The weekend was about hanging out with friends, and about chestnuts. Life in Castagno (note that the name of the place is the name of the trees) is lived at a slower pace. It´s tied to the collection of the nuts, their processing, the products that are made from them: flour, bread, sweets, liqueurs, and of course the nuts themselves. Em and Beatrice collected nuts most of the day, and there´s more to that than meets the eye, especially given that they are a commercial crop. Adriano and i collected a few here and there, but most of the time was spent discussing the technicalities of maintaining a productive forest - there's also more to that than you'd think. Here and there we all took various refreshments in the little cabin. More friends came up for lunch, and we took in the peace of the place.


Making a living from the land over the long term requires respect for and knowledge of the place and its nature.
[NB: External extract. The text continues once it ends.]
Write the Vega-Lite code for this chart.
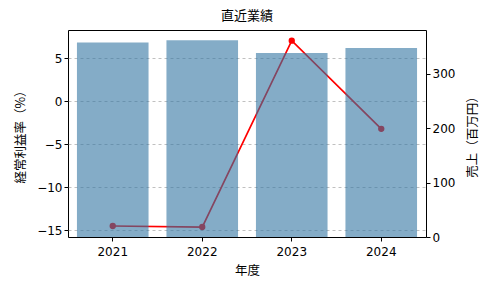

People look after the forest in Castagno, and the forest provides for them, too.

In the afternoon we went to the festival of the castagni, of course, given that it was on. More genuine, unhurried people, speaking the heavy dialect that confirms they are of the place - groovy down to earth people of all generations, in Em's words. And chestnuts, chestnuts, chestnut cakes, beer, chestnut talk, chestnut deals.

Then back to Florence, city of art, architecture, markets, home of friends. Beatrice, expert in the kitchen, taught Emily to make gnocchi and threw in another language lesson. We hung out more with Adriano and Beatrice, despite how hard they work. In the markets, at home, walking the huskies, once again we were immersed in the lives of our hosts.
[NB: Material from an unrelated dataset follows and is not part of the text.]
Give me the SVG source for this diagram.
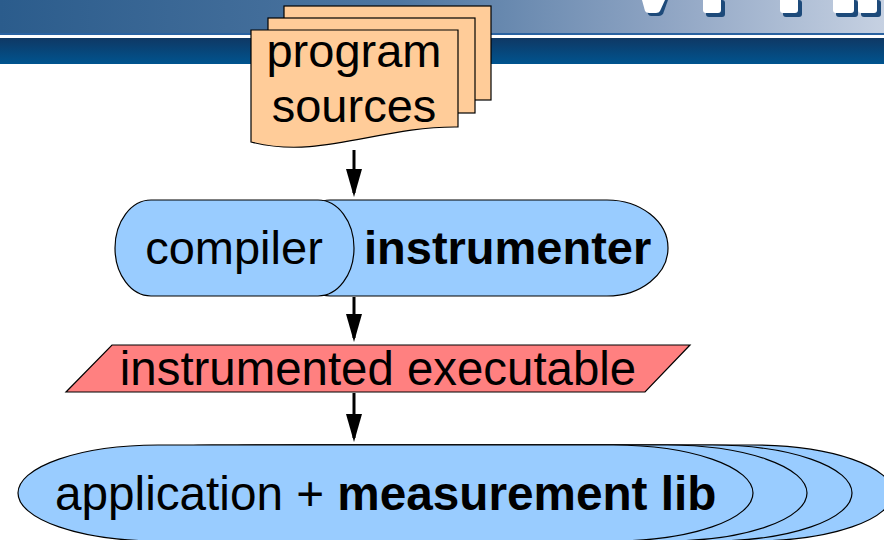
<svg xmlns="http://www.w3.org/2000/svg" width="884" height="540" viewBox="0 0 884 540">
<defs>
<linearGradient id="hdr" x1="0" y1="0" x2="1" y2="0">
<stop offset="0" stop-color="#2b5c8c"/>
<stop offset="0.45" stop-color="#4e76a1"/>
<stop offset="0.75" stop-color="#8ea4c3"/>
<stop offset="1" stop-color="#c6d1e2"/>
</linearGradient>
<linearGradient id="band" x1="0" y1="0" x2="0" y2="1">
<stop offset="0" stop-color="#0f3864"/>
<stop offset="1" stop-color="#00548f"/>
</linearGradient>
<marker id="ah" viewBox="0 0 28 16" refX="24" refY="8" markerWidth="28" markerHeight="16" orient="auto" markerUnits="userSpaceOnUse">
<path d="M0,0 L28,8 L0,16 Z" fill="#000"/>
</marker>
<path id="app" d="M158,445 H613 A140,48 0 0 1 613,541 H158 A140,48 0 0 1 158,445 Z"/>
<style>
.t{font-family:"Liberation Sans",Arial,sans-serif;font-size:47px;fill:#000}
.b{font-weight:bold}
.page{fill:#ffcc99;stroke:#000;stroke-width:1.2}
.blue{fill:#99ccff;stroke:#000;stroke-width:1.2}
.red{fill:#ff8080;stroke:#000;stroke-width:1.2}
.conn{stroke:#000;stroke-width:3;fill:none;marker-end:url(#ah)}
.logo{fill:#fff}
.shd{fill:#1d4a7a}
</style>
</defs>
<g id="header">
<rect x="0" y="0" width="884" height="34" fill="url(#hdr)"/>
<rect x="0" y="33" width="884" height="2" fill="#2a62a0"/>
<rect x="0" y="35" width="884" height="3" fill="#ffffff"/>
<rect x="0" y="38" width="884" height="26" fill="url(#band)"/>
<g class="shd">
<path d="M645,0 H668 L663,14 Q661,16 659,16 H651 Q649,16 648,14 Z"/>
<rect x="706" y="0" width="19" height="17" rx="3"/>
<rect x="783" y="0" width="19" height="17" rx="3"/>
<rect x="836" y="0" width="22" height="17" rx="3"/>
<rect x="861" y="0" width="20" height="17" rx="3"/>
</g>
<g class="logo">
<path d="M642,0 H665 L660,11 Q659,13 656,13 H649 Q646,13 645,11 Z"/>
<rect x="703" y="-4" width="18" height="17" rx="3"/>
<rect x="780" y="-4" width="18" height="17" rx="3"/>
<rect x="833" y="-4" width="21" height="17" rx="3"/>
<rect x="858" y="-4" width="19" height="17" rx="3"/>
</g>
</g>
<g id="connectors">
<line class="conn" x1="354" y1="150" x2="354" y2="193"/>
<line class="conn" x1="354" y1="297" x2="354" y2="338"/>
<line class="conn" x1="354" y1="393" x2="354" y2="438"/>
</g>
<g id="program-sources">
<rect class="page" x="284" y="6" width="207" height="94"/>
<rect class="page" x="268" y="18" width="207" height="95"/>
<path class="page" d="M251,30 H458 V127 C380,126 320,160 251,142 Z"/>
<text class="t" x="354" y="67" text-anchor="middle">program</text>
<text class="t" x="354" y="122" text-anchor="middle">sources</text>
</g>
<g id="instrumenter">
<path class="blue" d="M330,200 H607 A61,48 0 0 1 607,296 H330 A36,48 0 0 1 330,200 Z"/>
<text class="t b" x="364" y="264">instrumenter</text>
</g>
<g id="compiler">
<path class="blue" d="M151,200 H318 A36,48 0 0 1 318,296 H151 A36,48 0 0 1 151,200 Z"/>
<text class="t" x="234" y="264" text-anchor="middle">compiler</text>
</g>
<g id="instrumented-executable">
<path class="red" d="M112,345 H690 L645,392 H66 Z"/>
<text class="t" x="378" y="385" text-anchor="middle" style="font-size:47.4px">instrumented executable</text>
</g>
<g id="application">
<use href="#app" class="blue" x="140"/>
<use href="#app" class="blue" x="99"/>
<use href="#app" class="blue" x="54"/>
<use href="#app" class="blue"/>
<text class="t" x="55" y="510" style="font-size:47.7px">application + <tspan class="b">measurement lib</tspan></text>
</g>
</svg>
They´re married now - they weren't when I met them - and had been to Australia for their honeymoon. Adriano still had my parents' number in his phone, and had tried to get people to call for him. In the meantime though, there had been a change to the phone system and this got in the way. And, had we come to Florence at any time in eight of the previous ten years, we would not have found them either. But as luck would have it...

Anyhow as you see, Em and Beatrice got on like a house on fire. Here they are making gnocchi.
Before we left Florence, Em appreciated the Uffizi Galleries while I got some new tyres on our bike. I was almost as impressed with the Pirellis as Em was with the Botticellis! Once again, we could have stayed longer, but we had to head north.

If you´re ever in Florence, look for these two! Mercato centrale, panini di lampredotto...


oh, and this bloke. He's a mate of David's.